Written problem =>
Leave out the pictures, and write out exactly the lines from the beginning of the material to the line holding "6.66, 6.56, 6.93, 6.84]", that line included, and nothing else.

Data segment =>
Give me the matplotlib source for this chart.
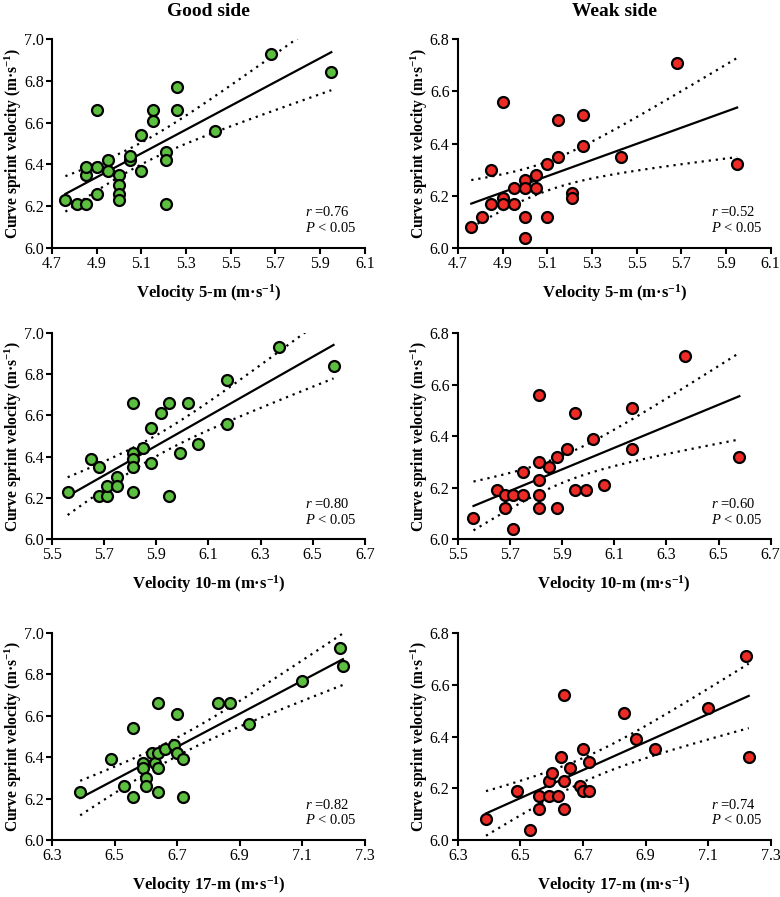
import numpy as np
import matplotlib
matplotlib.use("Agg")
import matplotlib.pyplot as plt

plt.rcParams['font.family'] = ['Liberation Serif', 'DejaVu Serif']
plt.rcParams['mathtext.fontset'] = 'custom'
plt.rcParams['mathtext.rm'] = 'Liberation Serif'
plt.rcParams['mathtext.it'] = 'Liberation Serif:italic'
plt.rcParams['mathtext.bf'] = 'Liberation Serif:bold'

GREEN = '#5cbf3f'
RED = '#ec2b26'
T95 = 2.06

# good side
good5_x = [4.76, 4.81, 4.85, 4.85, 4.85, 4.90, 4.90, 4.90, 4.95, 4.95, 5.00, 5.00, 5.00, 5.00,
           5.05, 5.05, 5.10, 5.10, 5.15, 5.15, 5.21, 5.21, 5.21, 5.26, 5.26, 5.43, 5.68, 5.95]
good5_y = [6.23, 6.21, 6.21, 6.35, 6.39, 6.26, 6.39, 6.66, 6.37, 6.42, 6.35, 6.30, 6.26, 6.23,
           6.42, 6.44, 6.37, 6.54, 6.66, 6.61, 6.46, 6.42, 6.21, 6.77, 6.66, 6.56, 6.93, 6.84]

good10_x = [5.56, 5.65, 5.68, 5.68, 5.71, 5.71, 5.75, 5.75, 5.81, 5.81, 5.81, 5.81, 5.81,
            5.85, 5.88, 5.88, 5.92, 5.95, 5.95, 5.99, 6.02, 6.06, 6.17, 6.17, 6.37, 6.58]
good10_y = [6.23, 6.39, 6.35, 6.21, 6.21, 6.26, 6.30, 6.26, 6.66, 6.42, 6.39, 6.35, 6.23,
            6.44, 6.54, 6.37, 6.61, 6.66, 6.21, 6.42, 6.66, 6.46, 6.77, 6.56, 6.93, 6.84]

good17_x = [6.39, 6.49, 6.53, 6.56, 6.56, 6.59, 6.59, 6.60, 6.60, 6.62, 6.63, 6.64, 6.64, 6.64,
            6.64, 6.66, 6.69, 6.70, 6.70, 6.72, 6.72, 6.83, 6.87, 6.93, 7.10, 7.22, 7.23]
good17_y = [6.23, 6.39, 6.26, 6.54, 6.21, 6.37, 6.35, 6.30, 6.26, 6.42, 6.37, 6.66, 6.42, 6.35,
            6.23, 6.44, 6.46, 6.61, 6.42, 6.39, 6.21, 6.66, 6.66, 6.56, 6.77, 6.93, 6.84]

# weak side
weak5_x = [4.76, 4.81, 4.85, 4.85, 4.90, 4.90, 4.90, 4.95, 4.95, 5.00, 5.00, 5.00, 5.00,
           5.05, 5.05, 5.10, 5.10, 5.15, 5.15, 5.21, 5.21, 5.26, 5.26, 5.43, 5.68, 5.95]
weak5_y = [6.08, 6.12, 6.30, 6.17, 6.56, 6.19, 6.17, 6.23, 6.17, 6.26, 6.23, 6.12, 6.04,
           6.28, 6.23, 6.32, 6.12, 6.49, 6.35, 6.21, 6.19, 6.51, 6.39, 6.35, 6.71, 6.32]

weak10_x = [5.56, 5.65, 5.68, 5.68, 5.71, 5.71, 5.75, 5.75, 5.81, 5.81, 5.81, 5.81, 5.81,
            5.85, 5.88, 5.88, 5.92, 5.95, 5.95, 5.99, 6.02, 6.06, 6.17, 6.17, 6.37, 6.58]
weak10_y = [6.08, 6.19, 6.17, 6.12, 6.17, 6.04, 6.26, 6.17, 6.56, 6.30, 6.23, 6.17, 6.12,
            6.28, 6.32, 6.12, 6.35, 6.49, 6.19, 6.19, 6.39, 6.21, 6.51, 6.35, 6.71, 6.32]

weak17_x = [6.39, 6.49, 6.53, 6.56, 6.56, 6.59, 6.59, 6.60, 6.62, 6.63, 6.64, 6.64, 6.64,
            6.66, 6.69, 6.70, 6.70, 6.72, 6.72, 6.83, 6.87, 6.93, 7.10, 7.22, 7.23]
weak17_y = [6.08, 6.19, 6.04, 6.17, 6.12, 6.23, 6.17, 6.26, 6.17, 6.32, 6.56, 6.23, 6.12,
            6.28, 6.21, 6.35, 6.19, 6.30, 6.19, 6.49, 6.39, 6.35, 6.51, 6.71, 6.32]

x_labels = ['5-m', '10-m', '17-m']
x_lims = [(4.7, 6.1), (5.5, 6.7), (6.3, 7.3)]
r_good = ['0.76', '0.80', '0.82']
r_weak = ['0.52', '0.60', '0.74']

fig = plt.figure(figsize=(7.8, 8.97), dpi=100)

# axes rectangles (figure fraction)
lefts = [0.0667, 0.587]
bottoms = [0.7235, 0.399, 0.0635]
heights = [0.233, 0.2297, 0.2308]
width = 0.401


def panel(ax, xs, ys, color, xlim, ylim, yticks, xlab, rtxt):
    xs = np.array(xs)
    ys = np.array(ys)
    b, a = np.polyfit(xs, ys, 1)
    xx = np.linspace(xs.min(), xs.max(), 100)
    yy = a + b * xx
    n = len(xs)
    resid = ys - (a + b * xs)
    s = np.sqrt(np.sum(resid ** 2) / (n - 2))
    sxx = np.sum((xs - xs.mean()) ** 2)
    ci = T95 * s * np.sqrt(1.0 / n + (xx - xs.mean()) ** 2 / sxx)
    ax.plot(xx, yy + ci, color='black', lw=1.6, ls=(0, (1, 2.2)), zorder=2)
    ax.plot(xx, yy - ci, color='black', lw=1.6, ls=(0, (1, 2.2)), zorder=2)
    ax.plot(xx, yy, color='black', lw=1.6, zorder=2)
    ax.scatter(xs, ys, s=62, color=color, edgecolor='black', linewidth=1.6, zorder=3, clip_on=False)

    ax.set_xlim(xlim)
    ax.set_ylim(ylim)
    ax.set_xticks(np.round(np.arange(xlim[0], xlim[1] + 0.01, 0.2), 1))
    ax.set_yticks(yticks)
    ax.set_xticklabels(['%.1f' % v for v in ax.get_xticks()])
    ax.set_yticklabels(['%.1f' % v for v in yticks])
    for sp in ['top', 'right']:
        ax.spines[sp].set_visible(False)
    for sp in ['left', 'bottom']:
        ax.spines[sp].set_linewidth(1.5)
    ax.tick_params(width=1.5, length=4, labelsize=11.5, pad=2)
    ax.set_xlabel('Velocity %s (m·s$^{\\mathbf{-1}}$)' % xlab, fontsize=12,
                  fontweight='bold', labelpad=7)
    ax.set_ylabel('Curve sprint velocity (m·s$^{\\mathbf{-1}}$)', fontsize=11.2,
                  fontweight='bold', labelpad=0)
    ax.text(0.81, 0.17, '$r$ =' + rtxt, transform=ax.transAxes, fontsize=10.5,
            ha='left', va='center')
    ax.text(0.81, 0.095, '$P$ < 0.05', transform=ax.transAxes, fontsize=10.5,
            ha='left', va='center')


good = [(good5_x, good5_y), (good10_x, good10_y), (good17_x, good17_y)]
weak = [(weak5_x, weak5_y), (weak10_x, weak10_y), (weak17_x, weak17_y)]

for i in range(3):
    axg = fig.add_axes([lefts[0], bottoms[i], width, heights[i]])
    panel(axg, good[i][0], good[i][1], GREEN, x_lims[i], (6.0, 7.0),
          [6.0, 6.2, 6.4, 6.6, 6.8, 7.0], x_labels[i], r_good[i])
    axw = fig.add_axes([lefts[1], bottoms[i], width, heights[i]])
    panel(axw, weak[i][0], weak[i][1], RED, x_lims[i], (6.0, 6.8),
          [6.0, 6.2, 6.4, 6.6, 6.8], x_labels[i], r_weak[i])

fig.text(lefts[0] + width / 2, 1 - 11 / 897, 'Good side', fontsize=14, fontweight='bold',
         ha='center', va='center')
fig.text(lefts[1] + width / 2, 1 - 11 / 897, 'Weak side', fontsize=14, fontweight='bold',
         ha='center', va='center')

fig.savefig('out.png', dpi=100)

Solution to the exercise =>
Give me the matplotlib source for this chart.
import numpy as np
import matplotlib
matplotlib.use("Agg")
import matplotlib.pyplot as plt

plt.rcParams['font.family'] = ['Liberation Serif', 'DejaVu Serif']
plt.rcParams['mathtext.fontset'] = 'custom'
plt.rcParams['mathtext.rm'] = 'Liberation Serif'
plt.rcParams['mathtext.it'] = 'Liberation Serif:italic'
plt.rcParams['mathtext.bf'] = 'Liberation Serif:bold'

GREEN = '#5cbf3f'
RED = '#ec2b26'
T95 = 2.06

# good side
good5_x = [4.76, 4.81, 4.85, 4.85, 4.85, 4.90, 4.90, 4.90, 4.95, 4.95, 5.00, 5.00, 5.00, 5.00,
           5.05, 5.05, 5.10, 5.10, 5.15, 5.15, 5.21, 5.21, 5.21, 5.26, 5.26, 5.43, 5.68, 5.95]
good5_y = [6.23, 6.21, 6.21, 6.35, 6.39, 6.26, 6.39, 6.66, 6.37, 6.42, 6.35, 6.30, 6.26, 6.23,
           6.42, 6.44, 6.37, 6.54, 6.66, 6.61, 6.46, 6.42, 6.21, 6.77, 6.66, 6.56, 6.93, 6.84]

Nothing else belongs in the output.